3. Mental Acts and Mental Actions. I claim that there are three classes of actions: overt physical actions (e.g., dousing a dog with gasoline), speech-actions (more commonly known as speech-acts) such as threatening verbally to douse a dog with gasoline, and mental actions, e.g., the harboring, maintaining, elaborating, embellishing, etc. of the thought of dousing a dog with gasoline and setting the critter on fire. These mental actions, as doings, are under the direct control of the will and are therefore not removed from the purview of moral evaluation by the Ought imples Can principle, which both Peter and I accept. But I am not claiming that mental ACTS are so subject. For example, the mere occurrence of the thought when it first arises is a mental act, i.e., a conscious intentional state. The same goes for the noting, in reflection, of the presence in my mind of the thought. That is not a doing, but a mere noting. I simply note that the thought is present to my awareness. The harboring, maintaining, elaborating, etc of the initial thought in a series of further thoughts involves mental doings.

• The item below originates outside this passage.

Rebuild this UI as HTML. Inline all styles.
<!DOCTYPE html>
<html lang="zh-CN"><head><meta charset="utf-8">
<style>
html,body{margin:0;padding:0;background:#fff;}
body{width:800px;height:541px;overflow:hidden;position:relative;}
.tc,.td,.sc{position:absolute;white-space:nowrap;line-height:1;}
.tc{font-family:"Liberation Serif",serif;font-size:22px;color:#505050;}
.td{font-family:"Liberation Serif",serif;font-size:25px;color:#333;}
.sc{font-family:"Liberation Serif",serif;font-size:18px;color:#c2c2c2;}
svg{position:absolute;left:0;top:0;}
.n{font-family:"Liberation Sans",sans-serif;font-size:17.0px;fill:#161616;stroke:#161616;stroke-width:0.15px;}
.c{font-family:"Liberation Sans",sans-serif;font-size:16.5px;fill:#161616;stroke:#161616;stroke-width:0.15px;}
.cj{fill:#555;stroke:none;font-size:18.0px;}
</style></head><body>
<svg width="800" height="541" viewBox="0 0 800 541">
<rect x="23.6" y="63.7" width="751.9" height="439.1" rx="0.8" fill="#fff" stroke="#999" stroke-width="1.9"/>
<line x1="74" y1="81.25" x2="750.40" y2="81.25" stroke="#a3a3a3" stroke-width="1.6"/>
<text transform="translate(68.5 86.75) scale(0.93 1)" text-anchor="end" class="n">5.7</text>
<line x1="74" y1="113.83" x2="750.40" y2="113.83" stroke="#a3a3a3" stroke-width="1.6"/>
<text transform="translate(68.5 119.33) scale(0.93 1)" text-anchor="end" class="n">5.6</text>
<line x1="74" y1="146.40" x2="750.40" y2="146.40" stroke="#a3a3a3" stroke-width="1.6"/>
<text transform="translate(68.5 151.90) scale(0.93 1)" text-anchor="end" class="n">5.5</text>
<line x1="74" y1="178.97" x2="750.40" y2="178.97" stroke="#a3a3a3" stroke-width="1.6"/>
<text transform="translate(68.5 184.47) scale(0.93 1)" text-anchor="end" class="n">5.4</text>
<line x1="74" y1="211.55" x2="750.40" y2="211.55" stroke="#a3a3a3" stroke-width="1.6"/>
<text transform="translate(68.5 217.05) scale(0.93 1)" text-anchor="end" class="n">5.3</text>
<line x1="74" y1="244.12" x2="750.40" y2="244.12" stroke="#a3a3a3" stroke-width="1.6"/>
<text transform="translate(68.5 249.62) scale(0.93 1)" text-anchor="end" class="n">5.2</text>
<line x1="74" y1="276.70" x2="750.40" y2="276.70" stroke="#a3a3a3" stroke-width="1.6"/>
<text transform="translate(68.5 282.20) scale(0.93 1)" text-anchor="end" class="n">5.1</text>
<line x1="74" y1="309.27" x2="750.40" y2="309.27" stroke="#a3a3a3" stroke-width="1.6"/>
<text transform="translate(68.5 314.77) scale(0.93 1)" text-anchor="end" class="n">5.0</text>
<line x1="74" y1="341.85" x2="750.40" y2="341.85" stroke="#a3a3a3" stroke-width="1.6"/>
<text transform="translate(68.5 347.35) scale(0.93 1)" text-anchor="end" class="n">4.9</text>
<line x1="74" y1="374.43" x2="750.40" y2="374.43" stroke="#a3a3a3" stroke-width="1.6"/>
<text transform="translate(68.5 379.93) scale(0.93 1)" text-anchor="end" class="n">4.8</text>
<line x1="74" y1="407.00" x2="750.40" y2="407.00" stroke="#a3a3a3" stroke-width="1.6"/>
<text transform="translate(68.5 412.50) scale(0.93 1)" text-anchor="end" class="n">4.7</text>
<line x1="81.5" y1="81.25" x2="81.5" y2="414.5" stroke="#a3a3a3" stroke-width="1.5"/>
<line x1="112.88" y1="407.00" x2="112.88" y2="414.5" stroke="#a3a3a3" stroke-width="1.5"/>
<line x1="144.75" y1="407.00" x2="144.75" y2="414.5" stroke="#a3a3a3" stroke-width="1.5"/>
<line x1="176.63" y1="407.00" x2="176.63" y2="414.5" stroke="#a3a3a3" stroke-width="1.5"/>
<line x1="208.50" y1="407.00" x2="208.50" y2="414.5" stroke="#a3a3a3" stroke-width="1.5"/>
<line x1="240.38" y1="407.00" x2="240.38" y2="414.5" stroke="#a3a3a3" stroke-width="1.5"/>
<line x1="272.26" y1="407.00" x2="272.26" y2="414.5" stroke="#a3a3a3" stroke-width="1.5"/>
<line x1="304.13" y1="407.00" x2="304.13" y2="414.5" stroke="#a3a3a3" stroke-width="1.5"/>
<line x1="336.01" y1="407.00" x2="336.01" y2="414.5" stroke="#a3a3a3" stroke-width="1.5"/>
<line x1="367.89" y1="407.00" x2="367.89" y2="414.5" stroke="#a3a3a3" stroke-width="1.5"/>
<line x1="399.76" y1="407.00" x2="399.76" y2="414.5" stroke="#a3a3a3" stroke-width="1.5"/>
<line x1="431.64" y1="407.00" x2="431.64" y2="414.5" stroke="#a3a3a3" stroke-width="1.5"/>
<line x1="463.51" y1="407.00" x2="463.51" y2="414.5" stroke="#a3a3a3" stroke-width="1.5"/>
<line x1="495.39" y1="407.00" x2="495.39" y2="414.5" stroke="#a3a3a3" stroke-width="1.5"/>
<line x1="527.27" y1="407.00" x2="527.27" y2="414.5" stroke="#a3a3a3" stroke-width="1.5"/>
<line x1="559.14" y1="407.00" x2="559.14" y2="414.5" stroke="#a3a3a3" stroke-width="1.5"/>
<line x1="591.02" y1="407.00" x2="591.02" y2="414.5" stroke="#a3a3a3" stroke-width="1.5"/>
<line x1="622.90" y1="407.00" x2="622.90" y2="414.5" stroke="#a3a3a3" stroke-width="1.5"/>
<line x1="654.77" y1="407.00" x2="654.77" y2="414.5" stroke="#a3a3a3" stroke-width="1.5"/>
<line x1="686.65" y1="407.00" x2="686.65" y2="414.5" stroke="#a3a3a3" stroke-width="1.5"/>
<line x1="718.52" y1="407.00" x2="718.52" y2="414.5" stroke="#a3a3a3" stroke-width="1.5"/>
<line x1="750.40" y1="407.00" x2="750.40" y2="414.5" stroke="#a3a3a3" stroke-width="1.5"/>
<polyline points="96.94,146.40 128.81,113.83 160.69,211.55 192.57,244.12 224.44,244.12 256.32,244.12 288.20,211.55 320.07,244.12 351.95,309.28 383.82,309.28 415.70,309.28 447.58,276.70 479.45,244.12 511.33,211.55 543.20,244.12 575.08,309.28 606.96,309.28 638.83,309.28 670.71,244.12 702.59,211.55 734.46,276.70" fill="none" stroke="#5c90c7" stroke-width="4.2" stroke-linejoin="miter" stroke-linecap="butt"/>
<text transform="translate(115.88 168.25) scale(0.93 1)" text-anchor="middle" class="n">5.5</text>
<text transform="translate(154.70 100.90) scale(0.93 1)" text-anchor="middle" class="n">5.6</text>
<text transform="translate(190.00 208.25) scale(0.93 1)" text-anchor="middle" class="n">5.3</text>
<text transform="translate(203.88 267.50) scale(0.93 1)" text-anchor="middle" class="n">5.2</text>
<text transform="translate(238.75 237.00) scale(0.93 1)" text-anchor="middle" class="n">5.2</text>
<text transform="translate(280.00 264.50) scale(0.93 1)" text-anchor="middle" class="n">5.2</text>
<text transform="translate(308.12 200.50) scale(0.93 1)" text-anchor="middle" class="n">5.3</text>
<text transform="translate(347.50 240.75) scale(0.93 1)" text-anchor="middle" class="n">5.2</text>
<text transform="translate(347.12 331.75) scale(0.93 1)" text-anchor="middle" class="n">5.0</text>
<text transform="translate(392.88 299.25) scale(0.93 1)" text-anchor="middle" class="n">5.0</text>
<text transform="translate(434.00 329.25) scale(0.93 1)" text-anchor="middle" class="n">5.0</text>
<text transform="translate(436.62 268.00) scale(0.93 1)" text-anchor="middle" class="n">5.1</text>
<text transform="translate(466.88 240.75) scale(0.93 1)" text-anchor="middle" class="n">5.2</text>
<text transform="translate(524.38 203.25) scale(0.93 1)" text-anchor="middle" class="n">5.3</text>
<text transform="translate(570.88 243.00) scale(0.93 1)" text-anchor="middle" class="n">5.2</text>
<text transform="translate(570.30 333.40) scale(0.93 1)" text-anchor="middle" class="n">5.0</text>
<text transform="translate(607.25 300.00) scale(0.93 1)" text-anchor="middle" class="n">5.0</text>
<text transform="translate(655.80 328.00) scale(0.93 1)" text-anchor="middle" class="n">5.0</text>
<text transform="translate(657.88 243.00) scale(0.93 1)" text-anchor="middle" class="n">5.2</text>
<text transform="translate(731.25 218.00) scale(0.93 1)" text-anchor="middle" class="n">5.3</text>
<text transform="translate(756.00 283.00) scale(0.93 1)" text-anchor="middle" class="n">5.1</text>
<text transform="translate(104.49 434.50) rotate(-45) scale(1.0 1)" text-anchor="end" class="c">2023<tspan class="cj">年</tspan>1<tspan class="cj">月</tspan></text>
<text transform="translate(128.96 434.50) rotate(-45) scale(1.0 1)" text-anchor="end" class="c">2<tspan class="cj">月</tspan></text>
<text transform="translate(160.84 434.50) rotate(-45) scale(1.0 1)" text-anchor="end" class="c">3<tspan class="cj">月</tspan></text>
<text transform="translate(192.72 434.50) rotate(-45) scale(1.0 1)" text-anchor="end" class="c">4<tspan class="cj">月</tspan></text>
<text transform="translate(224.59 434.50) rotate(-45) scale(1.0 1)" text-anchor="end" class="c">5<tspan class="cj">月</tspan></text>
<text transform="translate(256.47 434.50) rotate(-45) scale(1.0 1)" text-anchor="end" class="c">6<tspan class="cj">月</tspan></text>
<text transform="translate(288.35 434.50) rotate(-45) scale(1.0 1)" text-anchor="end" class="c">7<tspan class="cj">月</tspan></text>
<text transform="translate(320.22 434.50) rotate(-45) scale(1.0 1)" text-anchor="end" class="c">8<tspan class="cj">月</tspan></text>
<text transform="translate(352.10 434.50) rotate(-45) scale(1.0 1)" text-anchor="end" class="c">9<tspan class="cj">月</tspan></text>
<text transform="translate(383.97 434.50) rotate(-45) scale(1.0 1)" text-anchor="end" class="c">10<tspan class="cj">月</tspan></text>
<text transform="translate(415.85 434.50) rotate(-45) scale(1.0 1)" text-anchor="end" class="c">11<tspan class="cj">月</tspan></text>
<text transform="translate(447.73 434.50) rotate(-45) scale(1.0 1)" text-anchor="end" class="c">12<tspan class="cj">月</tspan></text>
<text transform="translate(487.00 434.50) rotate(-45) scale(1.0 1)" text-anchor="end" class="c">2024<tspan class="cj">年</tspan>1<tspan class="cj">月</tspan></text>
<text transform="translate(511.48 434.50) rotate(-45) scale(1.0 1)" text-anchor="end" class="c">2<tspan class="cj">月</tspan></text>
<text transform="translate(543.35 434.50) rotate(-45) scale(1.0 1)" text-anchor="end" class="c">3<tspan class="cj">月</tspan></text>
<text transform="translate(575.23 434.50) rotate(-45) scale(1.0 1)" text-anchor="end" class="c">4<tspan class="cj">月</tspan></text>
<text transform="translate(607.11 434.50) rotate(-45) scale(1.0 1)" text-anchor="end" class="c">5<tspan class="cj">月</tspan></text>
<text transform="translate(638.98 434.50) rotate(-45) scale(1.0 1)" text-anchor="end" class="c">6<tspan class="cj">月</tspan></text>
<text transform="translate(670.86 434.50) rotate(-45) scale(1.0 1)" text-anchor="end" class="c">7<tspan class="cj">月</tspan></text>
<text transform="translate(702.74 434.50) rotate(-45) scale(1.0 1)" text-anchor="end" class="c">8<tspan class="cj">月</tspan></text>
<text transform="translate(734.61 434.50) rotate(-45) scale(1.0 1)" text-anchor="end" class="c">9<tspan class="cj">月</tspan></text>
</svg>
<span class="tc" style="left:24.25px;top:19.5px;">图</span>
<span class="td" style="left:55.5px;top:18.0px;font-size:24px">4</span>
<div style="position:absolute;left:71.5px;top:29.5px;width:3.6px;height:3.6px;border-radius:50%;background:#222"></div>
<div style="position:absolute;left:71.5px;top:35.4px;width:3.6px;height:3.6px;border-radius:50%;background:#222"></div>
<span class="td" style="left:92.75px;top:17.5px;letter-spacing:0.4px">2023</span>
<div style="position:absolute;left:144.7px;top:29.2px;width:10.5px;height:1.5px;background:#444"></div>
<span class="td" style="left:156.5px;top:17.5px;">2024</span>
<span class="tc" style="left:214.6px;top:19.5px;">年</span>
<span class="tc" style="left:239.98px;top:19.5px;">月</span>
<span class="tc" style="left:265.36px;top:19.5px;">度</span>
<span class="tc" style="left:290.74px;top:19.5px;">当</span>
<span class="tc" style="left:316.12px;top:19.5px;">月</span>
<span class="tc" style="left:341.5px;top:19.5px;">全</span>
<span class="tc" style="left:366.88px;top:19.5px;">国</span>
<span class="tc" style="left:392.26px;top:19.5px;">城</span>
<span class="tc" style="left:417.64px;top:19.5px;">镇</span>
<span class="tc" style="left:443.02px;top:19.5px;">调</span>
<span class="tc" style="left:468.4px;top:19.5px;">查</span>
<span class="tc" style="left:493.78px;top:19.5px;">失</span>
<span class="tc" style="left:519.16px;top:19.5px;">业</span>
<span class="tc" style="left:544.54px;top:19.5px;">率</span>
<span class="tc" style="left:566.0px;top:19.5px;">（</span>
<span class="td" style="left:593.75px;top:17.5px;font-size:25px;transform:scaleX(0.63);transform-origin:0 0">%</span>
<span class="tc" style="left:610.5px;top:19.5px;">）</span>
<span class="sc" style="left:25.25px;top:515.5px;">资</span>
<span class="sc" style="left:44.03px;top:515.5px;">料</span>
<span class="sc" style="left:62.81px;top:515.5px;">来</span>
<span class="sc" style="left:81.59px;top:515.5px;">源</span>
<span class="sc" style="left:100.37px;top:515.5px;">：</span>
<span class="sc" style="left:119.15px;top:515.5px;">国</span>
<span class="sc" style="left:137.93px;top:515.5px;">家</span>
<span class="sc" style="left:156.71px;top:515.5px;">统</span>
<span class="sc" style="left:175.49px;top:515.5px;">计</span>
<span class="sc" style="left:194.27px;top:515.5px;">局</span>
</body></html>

An action is something one can decide to do or leave undone. If so, then it seems clear that there are mental actions, e.g., deliberating how to kill the neighbor's dog. Hearing the dog bark, on the other hand, is not a mental action but a mental act: it is an occurrent episode of intentional awareness. One does not decide to hear or not hear the barking of a dog. Wilfrid Sellars is good on the distinction between mental acts and mental actions. See Science and Metaphysics: Variations on Kantian Themes, Routledge 1968, p. 74.
4. My Thesis, then, is that some thoughts which are mental actions are subject to moral evaluation. Thus the thoughts involved in deliberating how most effectively to seduce my neighbor's wife or kill his dog are mental actions, and are, as such, under the control of the will and morally evaluable as either morally acceptable or the opposite. If Peter is denying this, then he is saying that NO thoughts which are mental actions are subject to moral evaluation as either morally acceptable or the opposite, which is equivalent to saying that ALL thoughts are morally neutral or indifferent. Would not Peter need to argue for such a sweeping assertion?
I won't now repeat or refine my arguments for my main thesis. My present purpose is merely to state the thesis clearly. Peter can tell me whether he thinks it is now clear enough to evaluate.